NAME: Smith, Sarah Ann (m. George L. Carver)
OBIT: need help in locating an obituary for Sarah
An obituary has not been found yet for Sarah Ann Smith Carver who was born 8 Apr 1857 in Pennsylvania. She was one of 15 children born to James D. Smith and his wife, Catherine Frantz. Sarah died 25 Aug 1946 in Rockwell City, Calhoun County, Iowa and buried the 28 Aug 1946 in Rose Hill Cemetery in Manson, Iowa along side her husband, George L. Carver who she married 26 Jul 1878 in Des Moines, Polk County, Iowa.
She was mother to John Richard Carver (married Rose S. Hansen), Lana J. Carver (m. Harry Pressel), Nellie I. Carver (m. Joseph G. Tiernan), Olive Carver, Charles Allen Carver (m. Celia J. Thomas), and two more children that preceded her in death; grandmother to five, great-grandmother to 13.
Her parents may have been less than happy that she married George Carver but her devotion to him was noted in his obituary. "It is a wife’s duty to stand by her husband through all of the trials and tribulations of their married life, but it is safe to say that no woman was ever more faithful to a man than Mrs.
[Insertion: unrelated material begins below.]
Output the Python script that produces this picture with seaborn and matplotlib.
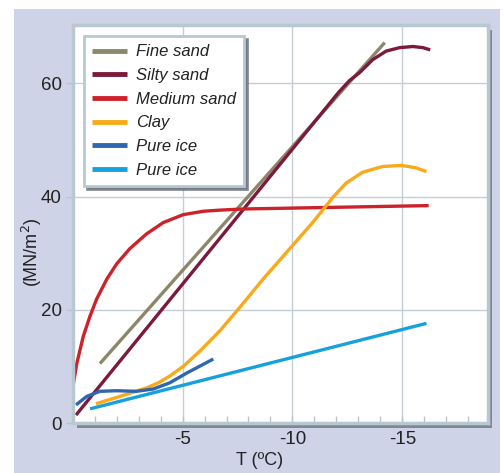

Carver has been to her long suffering husband. Day and night during all the months when he was being eaten up alive, his faithful wife has been his constant companion and nurse. No woman ever did more or suffered more for a husband than Mrs. George Carver did for Mr. Carver. Friends and relatives did what they could, but the one who was always there and ready to administer to his every want was his faithful and devoted wife." To read his obit here is the full account.
According to Rose Buter, her granddaughter, Sarah remembers coming across Iowa in a covered wagon and that they were Pennsylvania Dutch. After George died, Sarah sold the larger of the two houses they owned in Manson. About 1924 Sarah had a basement dug under the house and a furnace put in. She bought a loom and set it up in the basement and wove rugs. This house was on the North side of the larger house that Sarah sold, one block off of Main Street in Manson.